Possible Factors Associated with High Prevalence of Overweight and Obesity in Toddlers with Autistic Spectrum Disorder

Poster Presentation
Thursday, May 10, 2018: 5:30 PM-7:00 PM
Hall Grote Zaal (de Doelen ICC Rotterdam)
O. E. Stolar1, R. Ben-Zeev2, E. Gal3 and T. Sinai4, (1)Autism Center, Assaf Harofeh Medical Center, zerifin, Israel, (2)School of Nutritional Sciences, The Hebrew University, Jerusalem., Israel, (3)Department of Occupational Therapy, University of Haifa, Haifa, Israel, (4)School of Nutritional Sciences, The Hebrew University, Jerusalem, Israel

Autism spectrum disorder (ASD) is characterized by persistent deficits in social communication and social interaction along with restricted and repetitive behaviors. In addition, abnormal sensory processing and difficulties with oral motor skills are more common in children with ASD. These challenges, play an important role in eating patterns and dietary consumption. Food aversion/refusal or food selectivity is common. These feeding difficulties, may lead to inadequate nutritional intake and impaired growth parameters in children.


This study examined the incidence of overweight and obesity among toddlers diagnosed with ASD, and its relation to demographic and clinical parameters, as well as the severity of the core symptoms.


Toddlers 1-3 years of age, with ASD who were enrolled in the 2015 or 2016 school year –in one of 11 different Early Intervention Day Care Centers (EIDCC) participated in the study. All of the toddlers were diagnosed with ASD based on DSM - 5 criteria. Demographic, parental and clinical data were collected. Weight and Height were measured and age and gender specific z-scores were determined according to the World Health Organization (WHO) child growth standards.
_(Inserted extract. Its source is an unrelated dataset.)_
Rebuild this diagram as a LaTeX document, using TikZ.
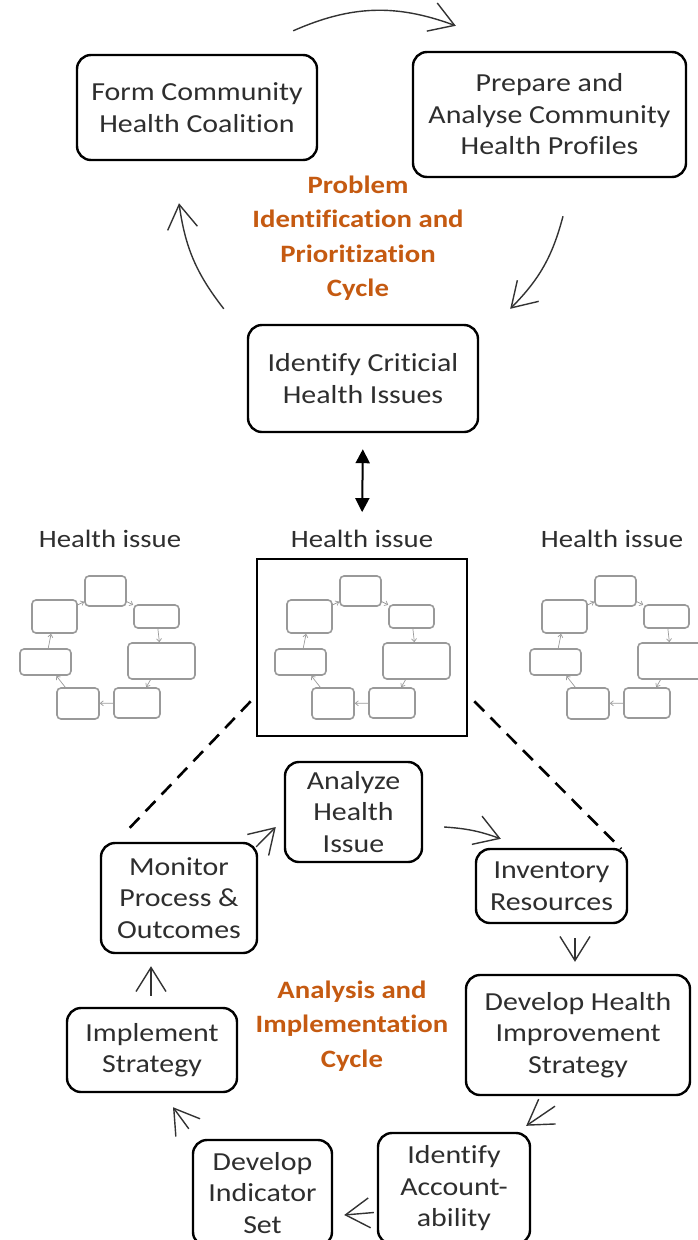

Social and communication performance was evaluated using the Social Communication Questionnaire (SCQ). Exclusion criteria included genetic syndromes, chronic diseases and endocrine abnormalities. Statistical analyses were performed utilizing SPSS.
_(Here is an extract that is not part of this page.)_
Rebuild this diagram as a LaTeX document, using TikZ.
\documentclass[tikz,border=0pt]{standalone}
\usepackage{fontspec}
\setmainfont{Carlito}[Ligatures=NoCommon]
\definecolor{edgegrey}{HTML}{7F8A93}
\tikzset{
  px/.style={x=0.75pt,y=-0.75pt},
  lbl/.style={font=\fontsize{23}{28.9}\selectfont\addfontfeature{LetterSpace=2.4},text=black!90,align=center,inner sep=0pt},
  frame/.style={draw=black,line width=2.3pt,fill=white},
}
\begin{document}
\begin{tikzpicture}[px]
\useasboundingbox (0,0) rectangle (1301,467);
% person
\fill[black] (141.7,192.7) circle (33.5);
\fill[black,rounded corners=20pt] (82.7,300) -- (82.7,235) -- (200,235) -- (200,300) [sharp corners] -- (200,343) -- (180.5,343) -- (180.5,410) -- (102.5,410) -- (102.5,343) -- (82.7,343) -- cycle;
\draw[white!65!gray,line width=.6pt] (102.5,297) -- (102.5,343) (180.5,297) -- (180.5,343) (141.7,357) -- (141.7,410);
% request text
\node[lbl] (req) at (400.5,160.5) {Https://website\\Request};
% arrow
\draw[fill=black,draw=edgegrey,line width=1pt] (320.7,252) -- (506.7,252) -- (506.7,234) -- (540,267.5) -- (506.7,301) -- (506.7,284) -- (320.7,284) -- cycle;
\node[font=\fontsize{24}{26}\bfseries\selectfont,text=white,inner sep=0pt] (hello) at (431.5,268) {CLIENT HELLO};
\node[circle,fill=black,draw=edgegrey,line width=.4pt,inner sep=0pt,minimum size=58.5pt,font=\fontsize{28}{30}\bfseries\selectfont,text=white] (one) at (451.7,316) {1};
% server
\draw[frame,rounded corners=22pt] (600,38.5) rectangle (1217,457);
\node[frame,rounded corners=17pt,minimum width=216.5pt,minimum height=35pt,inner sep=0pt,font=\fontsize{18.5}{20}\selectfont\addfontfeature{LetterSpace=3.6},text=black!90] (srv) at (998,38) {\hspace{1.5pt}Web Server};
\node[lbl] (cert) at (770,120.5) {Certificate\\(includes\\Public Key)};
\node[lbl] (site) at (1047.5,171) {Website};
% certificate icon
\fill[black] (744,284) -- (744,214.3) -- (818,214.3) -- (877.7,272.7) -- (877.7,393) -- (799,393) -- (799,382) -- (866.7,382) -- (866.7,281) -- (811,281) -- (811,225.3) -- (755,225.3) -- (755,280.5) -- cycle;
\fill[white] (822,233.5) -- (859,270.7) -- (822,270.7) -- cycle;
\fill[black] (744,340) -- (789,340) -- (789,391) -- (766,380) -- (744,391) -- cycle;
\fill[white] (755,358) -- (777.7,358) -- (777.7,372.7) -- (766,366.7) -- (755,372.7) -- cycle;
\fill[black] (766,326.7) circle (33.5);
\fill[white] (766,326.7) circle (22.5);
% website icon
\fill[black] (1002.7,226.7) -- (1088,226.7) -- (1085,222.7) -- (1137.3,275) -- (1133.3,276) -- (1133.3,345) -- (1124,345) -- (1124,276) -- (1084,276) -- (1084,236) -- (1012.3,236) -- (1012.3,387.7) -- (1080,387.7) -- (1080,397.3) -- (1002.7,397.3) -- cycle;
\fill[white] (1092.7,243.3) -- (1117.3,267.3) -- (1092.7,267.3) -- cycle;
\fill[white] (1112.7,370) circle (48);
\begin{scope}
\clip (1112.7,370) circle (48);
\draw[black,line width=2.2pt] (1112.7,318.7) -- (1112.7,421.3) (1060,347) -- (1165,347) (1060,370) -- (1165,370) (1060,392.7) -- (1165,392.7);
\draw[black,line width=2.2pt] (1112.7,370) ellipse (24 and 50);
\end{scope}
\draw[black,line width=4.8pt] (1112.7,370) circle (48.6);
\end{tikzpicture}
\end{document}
The study participants (n=142) included 98 males (69%), and 44 females (31%), aged 2.5±0.4 years. Of prenatal data that were available from 118-122 participants, 18 (15.3%) were born after IVF treatment and 51 (42.9%%) by Caesarean section, 15 (12.7%) are one of twins. Higher incidence of birth weight classified as large for gestational age (LGA) was noted (n=27): 22.3% versus 10%, as expected when compared to the general population (p<0.05). Total SCQ score ranged from 5 to 32 (n=133). Height – z scores corresponded to international averages with mean of -0.06±1.34 versus 0, p>0.05. In contrast, significantly increased BMI-z scores were found : 0.65±1.21 versus 0, p<0.05. Fifty- two participants had BMI z sore >1 SD and classified as overweight (13.4%) or obese (23.2%), while only one toddler presented underweight. In order to find which parameters may be related to overweight/obesity, comparisons were made between those with high z-scores versus those with normal BMI (n=89). No statistical differences were noted in age, gender distribution, height-z scores, parent's age and education, any of the prenatal and perinatal factors, nor SCQ scores (p>0.05).


Our results from a multi-center sample of toddlers with ASD, suggest that there is an elevated risk for unhealthy weight status, which presents at a very young age. Since no associations were found with ASD symptoms severity, perinatal history or demographic parameters, it may be concluded that the tendency to obesity is related to eating habits and possibly low physical activity. This study emphasizes the importance of increasing awareness and providing education for caregivers and developing intervention strategies to prevent early – onset obesity that has known deleterious consequences on health over the lifespan.